Politicians may wish to review tax rates and thresholds across the devolved taxes beyond simply inflationary measures. There is already a process for implementing rate changes to LBTT and SLfT; however, there is no regular timing mechanism attached to this. RSTPA 2014 s 108 ties in with LBTT(S)A 2013 s 68 and LfT(S)A 2014 s 41 and the latter two sections provide for rates to be introduced by statutory instrument using a provisional affirmative procedure, so that new rates can be implemented straight away. Section 108 allows for repayment if the statutory instrument is not adopted. This covers rates and bands or, say, definitions in landfill but it does not cover whole new parts of a tax such as the LBTT additional dwelling supplement.
When new charges, or reliefs, are put forward these can be by way of a standalone act as happened when additional dwelling supplement was introduced to LBTT, or it can be by Scottish statutory instrument.
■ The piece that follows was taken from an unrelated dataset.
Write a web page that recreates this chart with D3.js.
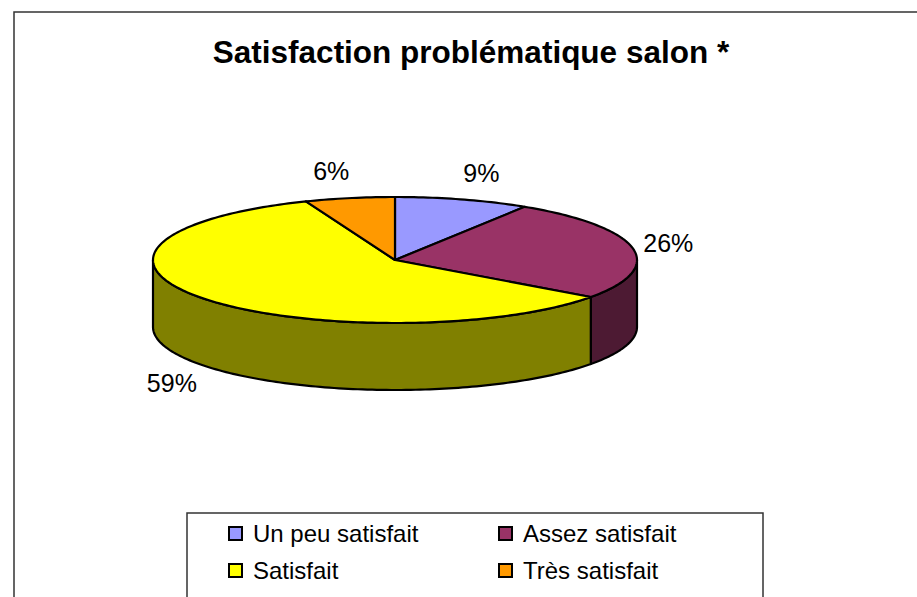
<!DOCTYPE html>
<html><head><meta charset="utf-8">
<script src="https://cdn.jsdelivr.net/npm/d3@7"></script>
<style>html,body{margin:0;padding:0;background:#fff;overflow:hidden}</style>
</head><body>
<svg id="c" width="917" height="597"></svg>
<script>
const title = "Satisfaction problématique salon *";
const categories = ["Un peu satisfait", "Assez satisfait", "Satisfait", "Très satisfait"];
const values = [9, 26, 59, 6];
const labels = ["9%", "26%", "59%", "6%"];
const colors = ["#9999FF", "#993366", "#FFFF00", "#FF9900"];

const svg = d3.select("#c");
svg.append("rect").attr("x", 14).attr("y", 12).attr("width", 940).attr("height", 620)
  .attr("fill", "#fff").attr("stroke", "#333").attr("stroke-width", 1.5);

svg.append("text").attr("x", 471).attr("y", 63).attr("text-anchor", "middle")
  .attr("font-family", "Liberation Sans, Arial, sans-serif").attr("font-weight", "bold")
  .attr("font-size", 31.5).attr("fill", "#000").text(title);

const cx = 395, cy = 260, rx = 242, ry = 63, depth = 67;
const pie = d3.pie().sort(null).value(d => d)(values);
const P = (a, dy = 0) => [cx + rx * Math.sin(a), cy - ry * Math.cos(a) + dy];

function arcPts(a0, a1, dy) {
  const n = Math.max(2, Math.ceil(Math.abs(a1 - a0) / 0.02));
  return d3.range(n + 1).map(i => P(a0 + (a1 - a0) * i / n, dy));
}
const line = d3.line();

const g = svg.append("g");
// sides (front visible range PI/2 .. 3PI/2)
pie.forEach((p, i) => {
  const a0 = Math.max(p.startAngle, Math.PI / 2), a1 = Math.min(p.endAngle, 3 * Math.PI / 2);
  if (a1 <= a0) return;
  const top = arcPts(a0, a1, 0), bot = arcPts(a1, a0, depth);
  const sc = d3.rgb(colors[i]);
  const sideCol = d3.rgb(sc.r * 0.5, sc.g * 0.5, sc.b * 0.5);
  g.append("path").attr("d", line(top.concat(bot)) + "Z")
    .attr("fill", sideCol).attr("stroke", "#000").attr("stroke-width", 2.2).attr("stroke-linejoin", "round");
});
// top faces
pie.forEach((p, i) => {
  const pts = [[cx, cy]].concat(arcPts(p.startAngle, p.endAngle, 0));
  g.append("path").attr("d", line(pts) + "Z")
    .attr("fill", colors[i]).attr("stroke", "#000").attr("stroke-width", 2.2).attr("stroke-linejoin", "round");
});

// labels
pie.forEach((p, i) => {
  const m = (p.startAngle + p.endAngle) / 2;
  const s = Math.sin(m), c = Math.cos(m);
  let [ex, ey] = P(m);
  if (c < 0) ey += depth;
  const yc = ey - c * 28;
  const x = ex + 11 * s * Math.abs(s);
  svg.append("text").attr("x", x).attr("y", yc + 9)
    .attr("text-anchor", s >= 0 ? "start" : "end")
    .attr("font-family", "Liberation Sans, Arial, sans-serif").attr("font-size", 25)
    .attr("fill", "#000").text(labels[i]);
});

// legend
svg.append("rect").attr("x", 187).attr("y", 513).attr("width", 576).attr("height", 120)
  .attr("fill", "#fff").attr("stroke", "#333").attr("stroke-width", 1.5);
categories.forEach((cat, i) => {
  const col = i % 2, row = Math.floor(i / 2);
  const lx = 229 + col * 270, ly = 527 + row * 37;
  svg.append("rect").attr("x", lx).attr("y", ly).attr("width", 13).attr("height", 13)
    .attr("fill", colors[i]).attr("stroke", "#000").attr("stroke-width", 2);
  svg.append("text").attr("x", lx + 24).attr("y", ly + 15)
    .attr("font-family", "Liberation Sans, Arial, sans-serif").attr("font-size", 24)
    .attr("fill", "#000").text(cat);
});
</script>
</body></html>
There are significant regulation making powers in each of the three main taxing acts, but it is questionable whether extensive use of secondary legislation instead of primary legislation is an appropriate way to exercise tax powers.
Budget process: In September 2017, ICAS commented that whilst the Budget Process Review Group had examined the budget processes in terms of spending, the new concept of revenue raising due to devolution now needed equal weighting. Formalising a regular timetable and a process by which stakeholders can raise operational and policy concerns with the tax legislation would be preferable to the ad hoc remedies which are currently available.
Care and maintenance: A process is therefore needed in which to address such matters. Whilst a full Finance Bill process may be rather heavy-handed, appropriately weighted ‘care and maintenance’ measures would afford stakeholders and advisers, together with Revenue Scotland and the Scottish government, to revisit the law if they find that parts of the legislation do not work as intended or provide a commercially unstable outcome and to introduce tax policy changes.
Conclusion: A process is required, although the jury is out about the regularity of the process. On the one hand, an annual Finance Bill sits well with an annual Budget process, for rates and bands and general improvements to legislation. On the other, one might question whether an annual process is excessive in relation to the devolved taxes and may lend itself to unnecessary tinkering and change. It is hoped that this will be addressed in the near future.